**PROVIDED MATERIAL:**
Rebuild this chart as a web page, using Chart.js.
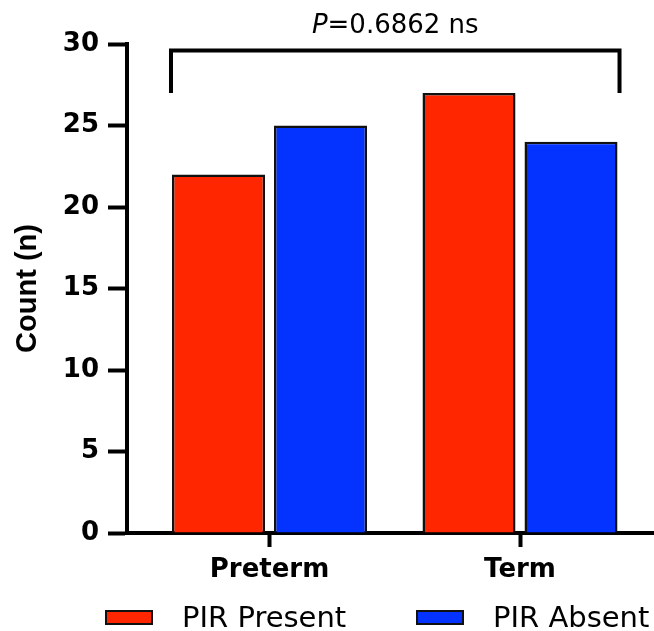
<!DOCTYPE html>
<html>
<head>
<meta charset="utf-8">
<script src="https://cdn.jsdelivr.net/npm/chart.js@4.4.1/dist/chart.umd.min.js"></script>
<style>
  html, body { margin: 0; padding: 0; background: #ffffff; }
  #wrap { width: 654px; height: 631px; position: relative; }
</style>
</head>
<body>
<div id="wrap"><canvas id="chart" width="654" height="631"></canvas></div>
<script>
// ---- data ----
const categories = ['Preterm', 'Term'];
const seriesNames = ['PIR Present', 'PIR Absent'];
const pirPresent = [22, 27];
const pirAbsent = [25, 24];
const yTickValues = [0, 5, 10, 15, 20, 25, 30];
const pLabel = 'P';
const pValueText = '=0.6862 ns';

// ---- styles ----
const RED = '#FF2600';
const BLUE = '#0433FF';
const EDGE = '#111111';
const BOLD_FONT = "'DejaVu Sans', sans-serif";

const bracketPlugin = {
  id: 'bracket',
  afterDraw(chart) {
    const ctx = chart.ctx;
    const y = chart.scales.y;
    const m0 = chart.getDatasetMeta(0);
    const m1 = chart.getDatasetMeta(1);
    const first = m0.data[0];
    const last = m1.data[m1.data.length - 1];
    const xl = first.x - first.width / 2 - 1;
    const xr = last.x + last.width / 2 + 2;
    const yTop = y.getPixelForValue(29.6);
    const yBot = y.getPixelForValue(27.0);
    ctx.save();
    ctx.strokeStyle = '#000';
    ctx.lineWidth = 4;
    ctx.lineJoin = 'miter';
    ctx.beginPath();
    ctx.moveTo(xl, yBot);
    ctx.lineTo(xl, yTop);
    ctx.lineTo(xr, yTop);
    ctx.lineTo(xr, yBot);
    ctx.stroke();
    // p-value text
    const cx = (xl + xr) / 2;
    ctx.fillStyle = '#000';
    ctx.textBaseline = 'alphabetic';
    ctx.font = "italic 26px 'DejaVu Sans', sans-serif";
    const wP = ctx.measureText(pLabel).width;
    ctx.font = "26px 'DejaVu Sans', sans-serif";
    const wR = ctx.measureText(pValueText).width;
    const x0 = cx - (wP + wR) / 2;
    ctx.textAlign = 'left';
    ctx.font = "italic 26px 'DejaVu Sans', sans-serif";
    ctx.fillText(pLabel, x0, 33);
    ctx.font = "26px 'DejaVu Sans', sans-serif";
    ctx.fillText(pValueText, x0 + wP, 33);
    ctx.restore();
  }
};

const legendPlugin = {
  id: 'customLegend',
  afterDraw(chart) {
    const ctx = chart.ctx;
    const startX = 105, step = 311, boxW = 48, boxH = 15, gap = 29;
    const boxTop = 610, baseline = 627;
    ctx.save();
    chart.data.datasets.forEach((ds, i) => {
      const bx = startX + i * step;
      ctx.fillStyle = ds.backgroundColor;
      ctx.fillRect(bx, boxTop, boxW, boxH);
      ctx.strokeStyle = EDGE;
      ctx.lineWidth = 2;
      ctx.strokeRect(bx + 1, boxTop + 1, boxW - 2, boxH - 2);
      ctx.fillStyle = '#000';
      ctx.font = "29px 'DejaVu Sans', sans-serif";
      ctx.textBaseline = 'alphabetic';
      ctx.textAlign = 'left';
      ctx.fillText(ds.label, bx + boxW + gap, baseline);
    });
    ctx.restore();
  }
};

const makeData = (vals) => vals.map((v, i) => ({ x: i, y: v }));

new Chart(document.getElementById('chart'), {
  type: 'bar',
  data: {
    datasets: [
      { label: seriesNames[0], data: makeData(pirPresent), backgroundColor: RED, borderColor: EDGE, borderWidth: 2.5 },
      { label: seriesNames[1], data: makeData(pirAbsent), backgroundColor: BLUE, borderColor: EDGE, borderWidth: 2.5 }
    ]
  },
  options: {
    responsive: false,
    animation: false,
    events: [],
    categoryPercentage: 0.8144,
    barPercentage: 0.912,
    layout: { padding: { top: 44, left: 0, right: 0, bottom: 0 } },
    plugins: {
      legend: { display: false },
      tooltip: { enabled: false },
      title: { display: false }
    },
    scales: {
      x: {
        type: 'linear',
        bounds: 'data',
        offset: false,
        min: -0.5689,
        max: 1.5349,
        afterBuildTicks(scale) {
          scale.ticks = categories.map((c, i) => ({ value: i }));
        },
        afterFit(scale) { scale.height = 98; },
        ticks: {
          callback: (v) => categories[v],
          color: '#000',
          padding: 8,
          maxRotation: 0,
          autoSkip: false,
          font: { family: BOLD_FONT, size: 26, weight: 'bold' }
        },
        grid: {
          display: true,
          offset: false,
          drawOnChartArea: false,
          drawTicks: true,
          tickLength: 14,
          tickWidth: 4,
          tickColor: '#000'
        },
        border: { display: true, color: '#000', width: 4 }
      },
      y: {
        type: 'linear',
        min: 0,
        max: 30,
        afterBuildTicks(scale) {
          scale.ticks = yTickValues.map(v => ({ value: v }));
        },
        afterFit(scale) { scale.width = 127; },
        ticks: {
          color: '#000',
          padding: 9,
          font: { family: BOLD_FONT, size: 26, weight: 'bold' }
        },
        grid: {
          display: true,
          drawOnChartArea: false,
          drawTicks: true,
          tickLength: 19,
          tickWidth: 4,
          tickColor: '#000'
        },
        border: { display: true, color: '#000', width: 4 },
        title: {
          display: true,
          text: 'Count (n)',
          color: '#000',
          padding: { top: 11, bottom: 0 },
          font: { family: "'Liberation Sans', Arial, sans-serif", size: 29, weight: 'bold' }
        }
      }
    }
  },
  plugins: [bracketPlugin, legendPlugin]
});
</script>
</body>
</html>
---
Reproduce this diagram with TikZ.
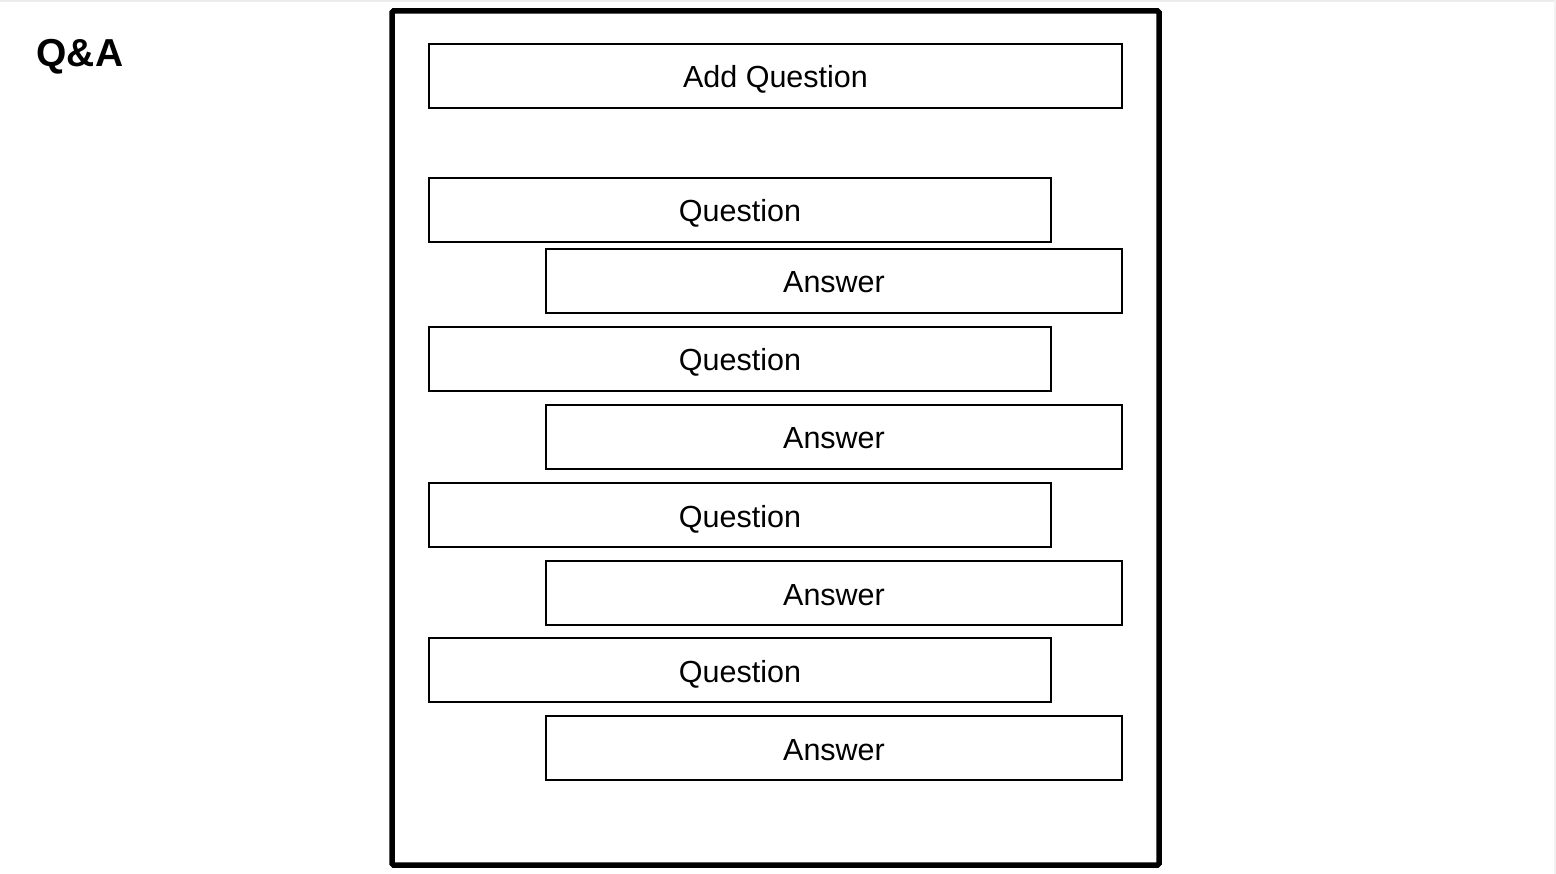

**TASK TO COMPLETE:** Search the data for "this" and list every line in which it occurs.

**CORRECT RESULT:**
Rebuild this chart as a web page, using Chart.js.
Reproduce this diagram with TikZ.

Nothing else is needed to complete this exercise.